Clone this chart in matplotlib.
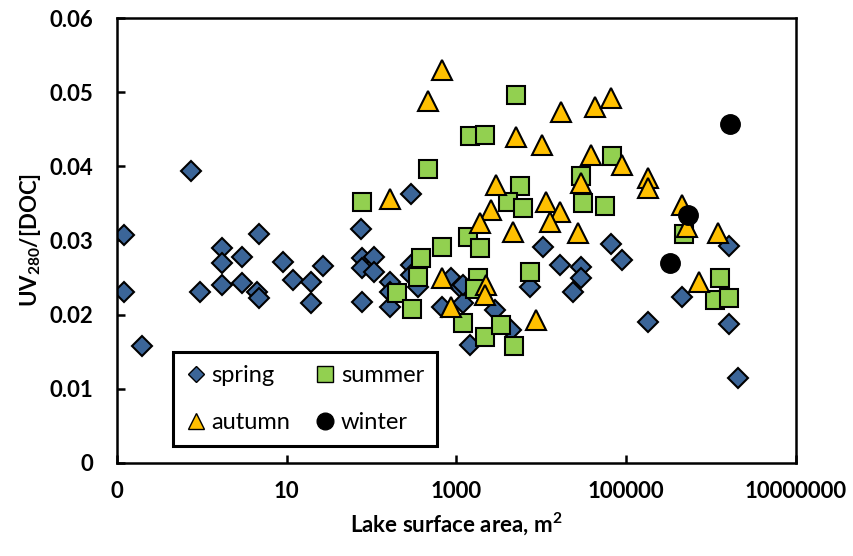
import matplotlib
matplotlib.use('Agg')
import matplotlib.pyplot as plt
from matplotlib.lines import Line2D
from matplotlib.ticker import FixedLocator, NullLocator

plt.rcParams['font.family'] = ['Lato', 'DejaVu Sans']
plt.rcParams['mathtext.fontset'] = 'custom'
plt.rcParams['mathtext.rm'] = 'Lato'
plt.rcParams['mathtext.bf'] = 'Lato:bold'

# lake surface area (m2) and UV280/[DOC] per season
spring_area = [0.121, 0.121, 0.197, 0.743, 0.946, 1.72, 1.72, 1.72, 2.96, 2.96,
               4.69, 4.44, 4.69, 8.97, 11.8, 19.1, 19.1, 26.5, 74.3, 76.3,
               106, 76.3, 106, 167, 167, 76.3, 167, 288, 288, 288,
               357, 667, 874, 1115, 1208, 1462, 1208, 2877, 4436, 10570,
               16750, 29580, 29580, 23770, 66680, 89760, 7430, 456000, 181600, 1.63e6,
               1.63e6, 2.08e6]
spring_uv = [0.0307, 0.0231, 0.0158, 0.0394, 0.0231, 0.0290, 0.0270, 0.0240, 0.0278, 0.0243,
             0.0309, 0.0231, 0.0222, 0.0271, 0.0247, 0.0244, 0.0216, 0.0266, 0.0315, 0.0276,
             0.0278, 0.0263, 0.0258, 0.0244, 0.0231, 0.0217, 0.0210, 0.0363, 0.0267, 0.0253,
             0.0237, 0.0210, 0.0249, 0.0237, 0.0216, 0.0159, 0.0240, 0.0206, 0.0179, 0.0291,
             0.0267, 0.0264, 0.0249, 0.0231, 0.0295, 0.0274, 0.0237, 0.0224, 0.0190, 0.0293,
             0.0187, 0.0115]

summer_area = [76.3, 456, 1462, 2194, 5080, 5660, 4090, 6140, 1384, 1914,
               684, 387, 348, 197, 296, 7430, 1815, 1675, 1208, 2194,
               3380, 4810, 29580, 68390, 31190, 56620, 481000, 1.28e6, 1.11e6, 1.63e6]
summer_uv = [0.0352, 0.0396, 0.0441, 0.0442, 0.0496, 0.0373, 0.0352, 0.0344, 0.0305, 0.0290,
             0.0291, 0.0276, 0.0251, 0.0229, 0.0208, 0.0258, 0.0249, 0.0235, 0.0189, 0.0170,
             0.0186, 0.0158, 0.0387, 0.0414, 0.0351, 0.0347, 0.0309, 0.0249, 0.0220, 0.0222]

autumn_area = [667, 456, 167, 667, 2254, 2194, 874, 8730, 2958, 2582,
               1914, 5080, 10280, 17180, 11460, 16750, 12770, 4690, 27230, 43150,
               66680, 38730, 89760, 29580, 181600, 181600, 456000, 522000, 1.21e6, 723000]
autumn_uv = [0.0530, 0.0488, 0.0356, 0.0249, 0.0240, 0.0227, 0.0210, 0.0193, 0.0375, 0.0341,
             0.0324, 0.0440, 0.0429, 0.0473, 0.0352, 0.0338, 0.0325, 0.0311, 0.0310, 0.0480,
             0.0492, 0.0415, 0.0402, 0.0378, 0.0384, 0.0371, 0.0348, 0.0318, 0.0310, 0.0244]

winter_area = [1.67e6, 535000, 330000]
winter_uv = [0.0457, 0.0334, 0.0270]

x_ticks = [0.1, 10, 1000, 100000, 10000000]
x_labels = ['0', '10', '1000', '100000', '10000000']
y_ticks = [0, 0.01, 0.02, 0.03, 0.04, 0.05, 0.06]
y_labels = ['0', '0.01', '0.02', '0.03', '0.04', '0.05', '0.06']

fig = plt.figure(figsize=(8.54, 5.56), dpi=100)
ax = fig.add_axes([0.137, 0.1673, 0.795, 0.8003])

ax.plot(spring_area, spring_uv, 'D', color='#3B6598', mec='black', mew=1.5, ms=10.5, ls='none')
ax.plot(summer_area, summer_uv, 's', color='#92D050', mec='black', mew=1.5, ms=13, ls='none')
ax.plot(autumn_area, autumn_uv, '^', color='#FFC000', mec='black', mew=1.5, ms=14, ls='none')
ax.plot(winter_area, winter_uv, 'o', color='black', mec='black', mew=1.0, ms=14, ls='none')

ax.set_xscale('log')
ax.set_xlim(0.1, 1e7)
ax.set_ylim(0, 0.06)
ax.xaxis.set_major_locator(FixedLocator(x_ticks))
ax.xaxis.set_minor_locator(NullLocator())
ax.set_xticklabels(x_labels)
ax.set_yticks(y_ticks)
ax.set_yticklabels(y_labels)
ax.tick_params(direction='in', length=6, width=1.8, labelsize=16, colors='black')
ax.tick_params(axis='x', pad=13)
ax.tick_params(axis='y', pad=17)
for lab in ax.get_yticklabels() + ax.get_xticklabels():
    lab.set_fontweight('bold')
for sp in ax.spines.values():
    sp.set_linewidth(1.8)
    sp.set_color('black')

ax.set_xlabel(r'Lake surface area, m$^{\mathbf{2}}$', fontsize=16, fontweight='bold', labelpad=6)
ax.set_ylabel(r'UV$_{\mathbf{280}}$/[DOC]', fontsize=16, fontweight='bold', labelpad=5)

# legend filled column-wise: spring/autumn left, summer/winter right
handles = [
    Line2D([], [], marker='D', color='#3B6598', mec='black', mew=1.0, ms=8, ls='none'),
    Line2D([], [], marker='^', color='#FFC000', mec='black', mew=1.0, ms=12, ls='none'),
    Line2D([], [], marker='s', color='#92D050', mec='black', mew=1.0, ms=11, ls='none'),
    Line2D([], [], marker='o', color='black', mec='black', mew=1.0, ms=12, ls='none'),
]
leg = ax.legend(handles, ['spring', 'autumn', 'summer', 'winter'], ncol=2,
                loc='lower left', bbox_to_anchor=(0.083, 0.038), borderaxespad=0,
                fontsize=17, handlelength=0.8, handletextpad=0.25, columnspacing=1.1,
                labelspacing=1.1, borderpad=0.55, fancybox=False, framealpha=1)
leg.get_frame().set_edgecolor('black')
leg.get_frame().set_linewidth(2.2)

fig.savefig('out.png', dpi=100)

» Written task: Return the material line for line, from its beginning to the line that contains "from matplotlib.ticker import", with the pictures left out.

» Answer for this exercise:
Clone this chart in matplotlib.
import matplotlib
matplotlib.use('Agg')
import matplotlib.pyplot as plt
from matplotlib.lines import Line2D
from matplotlib.ticker import FixedLocator, NullLocator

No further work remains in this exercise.